• _Input rows_:
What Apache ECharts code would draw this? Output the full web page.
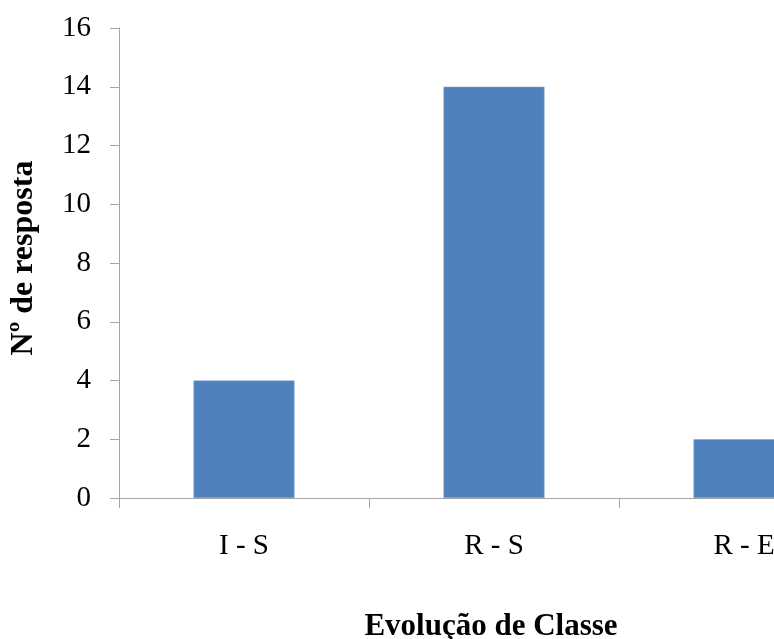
<!DOCTYPE html>
<html>
<head>
<meta charset="utf-8">
<script src="https://cdn.jsdelivr.net/npm/echarts@6/dist/echarts.min.js"></script>
<style>html,body{margin:0;padding:0;background:#fff;overflow:hidden;width:774px;height:639px;}#c{width:900px;height:639px;}</style>
</head>
<body>
<div id="c"></div>
<script>
var categories = ['I - S', 'R - S', 'R - E'];
var values = [4, 14, 2];
var yMin = 0, yMax = 16, yInterval = 2;

var chart = echarts.init(document.getElementById('c'), null, {renderer: 'canvas'});
var axisColor = '#a6a6a6';
var font = '"Liberation Serif", "Times New Roman", serif';
chart.setOption({
  animation: false,
  backgroundColor: '#ffffff',
  grid: {left: 119, top: 28, width: 750, bottom: 141, containLabel: false, outerBoundsMode: 'none'},
  xAxis: {
    type: 'category',
    data: categories,
    name: 'Evolução de Classe',
    nameLocation: 'middle',
    nameGap: 113,
    nameTextStyle: {fontFamily: font, fontSize: 31, fontWeight: 'bold', color: '#000', verticalAlign: 'top', padding: [0, 6, 0, 0]},
    axisLine: {lineStyle: {color: axisColor, width: 1}},
    axisTick: {show: true, length: 10, alignWithLabel: false, lineStyle: {color: axisColor}},
    axisLabel: {fontFamily: font, fontSize: 29, color: '#000', margin: 34},
    splitLine: {show: false}
  },
  yAxis: {
    type: 'value',
    min: yMin, max: yMax, interval: yInterval,
    name: 'Nº de resposta',
    nameLocation: 'middle',
    nameGap: 79,
    nameRotate: 90,
    nameTextStyle: {fontFamily: font, fontSize: 32, fontWeight: 'bold', color: '#000', padding: [0, 0, 0, 10]},
    axisLine: {show: true, lineStyle: {color: axisColor, width: 1}},
    axisTick: {show: true, length: 9, lineStyle: {color: axisColor}},
    axisLabel: {fontFamily: font, fontSize: 29, color: '#000', margin: 28},
    splitLine: {show: false}
  },
  series: [{
    type: 'bar',
    data: values,
    barWidth: 101,
    itemStyle: {color: '#4f81bd', borderColor: '#7fa2cf', borderWidth: 0.6}
  }]
});
</script>
</body>
</html>
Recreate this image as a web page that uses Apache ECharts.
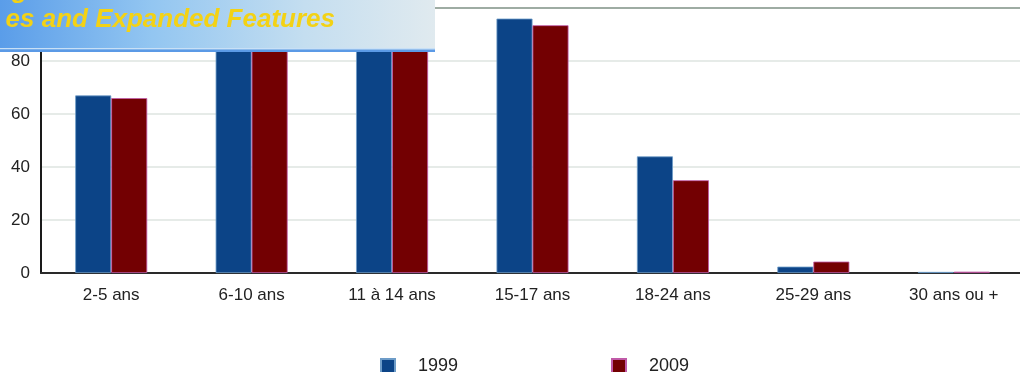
<!DOCTYPE html>
<html>
<head>
<meta charset="utf-8">
<script src="https://cdn.jsdelivr.net/npm/echarts@6/dist/echarts.min.js"></script>
<style>
  html, body { margin: 0; padding: 0; background: #ffffff; }
  #chart { width: 1020px; height: 372px; }
</style>
</head>
<body>
<div id="chart"></div>
<script>
// Age groups and share values (%) for the two survey years
const categories = ['2-5 ans', '6-10 ans', '11 à 14 ans', '15-17 ans', '18-24 ans', '25-29 ans', '30 ans ou +'];
const values1999 = [67, 90, 91, 96, 44, 2.4, 0.4];
const values2009 = [66, 88, 89, 93.5, 35, 4.3, 0.5];
const seriesNames = ['1999', '2009'];
const yTicks = { min: 0, max: 100, interval: 20 };
const bannerText = 'es and Expanded Features';

const BLUE = '#0c4487';
const RED = '#730002';
const FONT = '"Liberation Sans", Arial, sans-serif';

const chart = echarts.init(document.getElementById('chart'));

// Title banner laid over the upper-left corner of the plot
const bannerZ = 100;
const banner = [
  {
    type: 'rect', z: bannerZ,
    shape: { x: 0, y: 0, width: 435, height: 52 },
    style: {
      fill: new echarts.graphic.LinearGradient(0, 0, 1, 0, [
        { offset: 0, color: '#5a9de9' },
        { offset: 0.35, color: '#93c6f1' },
        { offset: 0.7, color: '#c4def0' },
        { offset: 1, color: '#e0eaef' }
      ])
    }
  },
  { type: 'rect', z: bannerZ, shape: { x: 0, y: 48, width: 435, height: 1.5 }, style: { fill: '#c8e0f6' } },
  { type: 'rect', z: bannerZ, shape: { x: 0, y: 49.5, width: 435, height: 2.5 }, style: { fill: '#5b9ae6' } },
  {
    type: 'text', z: bannerZ + 1, x: 335, y: 20,
    style: {
      text: bannerText, fill: '#f3d215',
      font: 'italic bold 26px ' + FONT,
      textAlign: 'right', textVerticalAlign: 'middle'
    }
  },
  {
    type: 'text', z: bannerZ + 1, x: 12, y: 4,
    style: {
      text: 'g', fill: '#f3d215',
      font: 'italic bold 26px ' + FONT,
      textAlign: 'left', textVerticalAlign: 'bottom'
    }
  }
];

chart.setOption({
  animation: false,
  backgroundColor: '#ffffff',
  grid: { left: 41, top: 8, right: -4, bottom: 99, containLabel: false, outerBoundsMode: 'none' },
  legend: [
    {
      data: [seriesNames[0]], left: 375, top: 352,
      icon: 'rect', itemWidth: 14, itemHeight: 14,
      textStyle: { fontFamily: FONT, fontSize: 18, color: '#222', padding: [0, 0, 0, 18] }
    },
    {
      data: [seriesNames[1]], left: 606, top: 352,
      icon: 'rect', itemWidth: 14, itemHeight: 14,
      textStyle: { fontFamily: FONT, fontSize: 18, color: '#222', padding: [0, 0, 0, 18] }
    }
  ],
  xAxis: {
    type: 'category',
    data: categories,
    axisLine: { lineStyle: { color: '#2a2a2a', width: 2 } },
    axisTick: { show: false },
    axisLabel: { fontFamily: FONT, fontSize: 17, color: '#222', margin: 14, interval: 0 }
  },
  yAxis: {
    type: 'value',
    min: yTicks.min, max: yTicks.max, interval: yTicks.interval,
    axisLine: { show: true, lineStyle: { color: '#1a1a1a', width: 2 } },
    axisTick: { show: false },
    axisLabel: { fontFamily: FONT, fontSize: 17, color: '#222', margin: 11 },
    splitLine: {
      lineStyle: {
        width: 2,
        color: ['#e6ebe8', '#e6ebe8', '#e6ebe8', '#e6ebe8', '#e6ebe8', '#9eaca3']
      }
    }
  },
  series: [
    {
      name: seriesNames[0], type: 'bar', data: values1999,
      barWidth: 36, barGap: '0%',
      itemStyle: { color: BLUE, borderColor: '#6d9cc8', borderWidth: 0.8 }
    },
    {
      name: seriesNames[1], type: 'bar', data: values2009,
      barWidth: 36, barGap: '0%',
      itemStyle: { color: RED, borderColor: '#c05aa8', borderWidth: 0.8 }
    }
  ],
  graphic: banner
});
</script>
</body>
</html>
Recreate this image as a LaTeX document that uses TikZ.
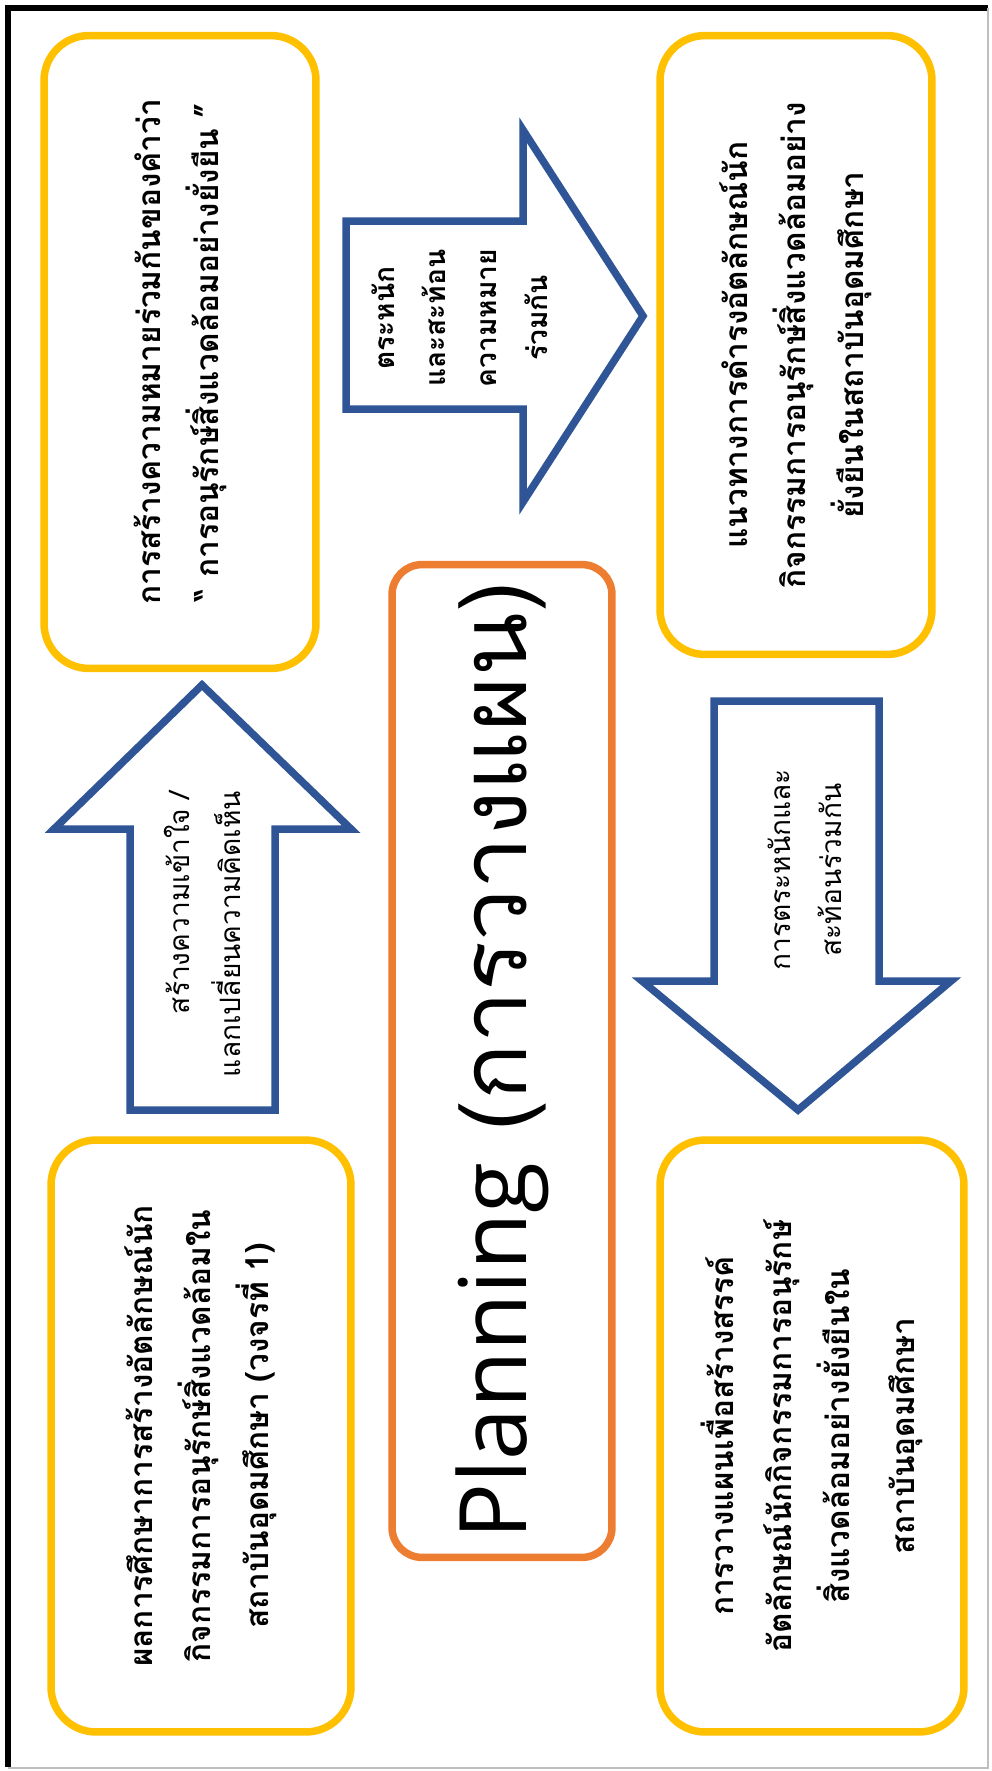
\documentclass[tikz,border=0pt]{standalone}
\usepackage{fontspec}
\setmainfont{Loma}[Script=Thai]
\newfontfamily\latin{Open Sans}

\definecolor{boxyellow}{HTML}{FFC000}
\definecolor{arrowblue}{HTML}{2F5597}
\definecolor{planorange}{HTML}{ED7D31}

\begin{document}
\begin{tikzpicture}[x=0.02cm,y=-0.02cm,
    ybox/.style={draw=boxyellow,line width=0.15cm,rounded corners=0.9cm,rotate=90,align=center,font=\fontsize{18}{33}\selectfont\bfseries},
    obox/.style={draw=planorange,line width=0.15cm,rounded corners=0.6cm,rotate=90},
    barrow/.style={draw=arrowblue,line width=0.15cm,line join=miter},
    atext/.style={rotate=90,align=center,font=\fontsize{16}{29}\selectfont}]
    \fill[white] (0,0) rectangle (991,1771);
    \useasboundingbox (0,0) rectangle (991,1771);
    \draw[line width=0.12cm] (8,1767) -- (8,8) -- (988,8);
    \draw[gray!50,line width=0.04cm] (988,8) -- (988,1768) -- (8,1768);

    \node[ybox, minimum width=11.84cm, minimum height=6cm] (res) at (201,1436) {ผลการศึกษาการสร้างอัตลักษณ์นัก\\กิจกรรมการอนุรักษ์สิ่งแวดล้อมใน\\สถาบันอุดมศึกษา (วงจรที่ 1)};
    \node[ybox, minimum width=12.66cm, minimum height=5.44cm] (meaning) at (180,352) {การสร้างความหมายร่วมกันของคำว่า\\“ การอนุรักษ์สิ่งแวดล้อมอย่างยั่งยืน ”};
    \node[ybox, minimum width=12.38cm, minimum height=5.44cm] (guide) at (796,345) {แนวทางการดำรงอัตลักษณ์นัก\\กิจกรรมการอนุรักษ์สิ่งแวดล้อมอย่าง\\ยั่งยืนในสถาบันอุดมศึกษา};
    \node[ybox, minimum width=11.84cm, minimum height=6.08cm] (plan) at (812,1436) {การวางแผนเพื่อสร้างสรรค์\\อัตลักษณ์นักกิจกรรมการอนุรักษ์\\สิ่งแวดล้อมอย่างยั่งยืนใน\\[0.15cm]สถาบันอุดมศึกษา};
    \node[obox, minimum width=19.86cm, minimum height=4.4cm] (planning) at (502,1061) {\fontsize{53}{56}\selectfont{\latin Planning} (การวางแผน)};

    \draw[barrow] (130,1110) -- (275,1110) -- (275,829) -- (351,829) -- (202,685) -- (54,829) -- (130,829) -- cycle;
    \draw[barrow] (346,221) -- (523,221) -- (523,130) -- (643,316) -- (523,502) -- (523,409) -- (346,409) -- cycle;
    \draw[barrow] (714,701) -- (879,701) -- (879,981) -- (951,981) -- (798,1110) -- (642,981) -- (714,981) -- cycle;

    \node[atext, align=right] (share) at (202,934) {สร้างความเข้าใจ /\\แลกเปลี่ยนความคิดเห็น};
    \node[atext, font=\fontsize{16}{29}\selectfont\bfseries] (aware) at (460,318) {ตระหนัก\\และสะท้อน\\ความหมาย\\ร่วมกัน};
    \node[atext] (reflect) at (805,870) {การตระหนักและ\\สะท้อนร่วมกัน};
\end{tikzpicture}
\end{document}
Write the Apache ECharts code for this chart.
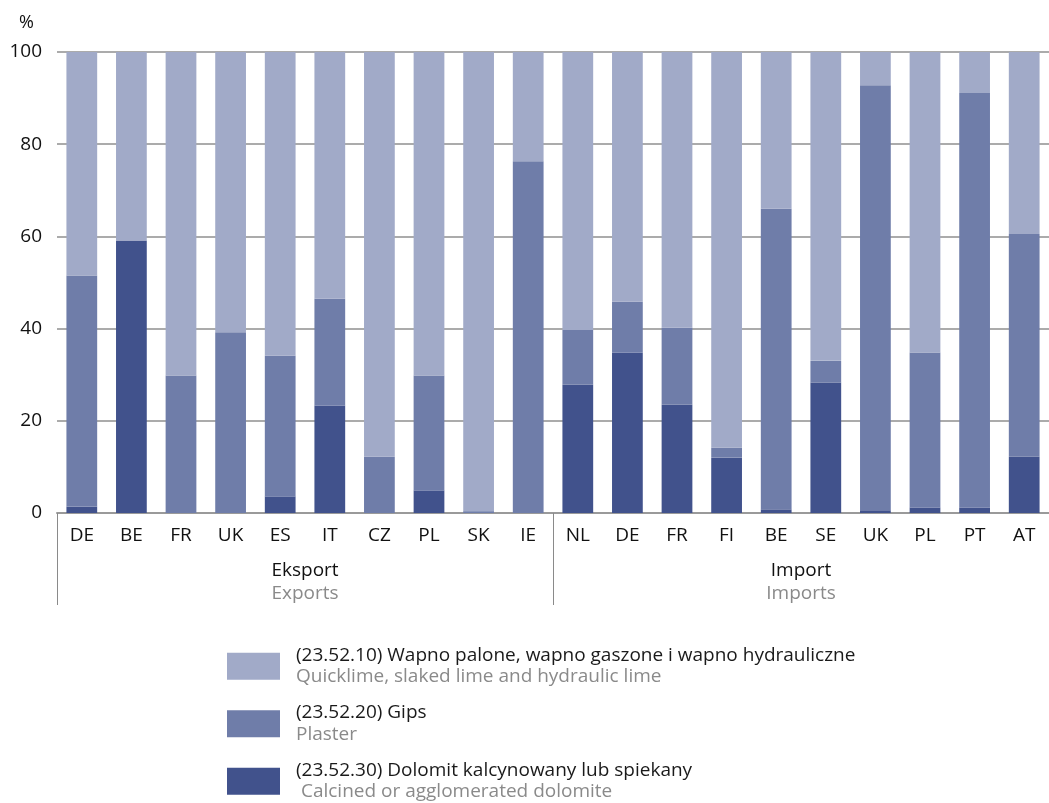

• _Exercise goal_:
Find the number of lines in which the word "code" occurs, and write nothing but that number.

• _Response to this task_:
2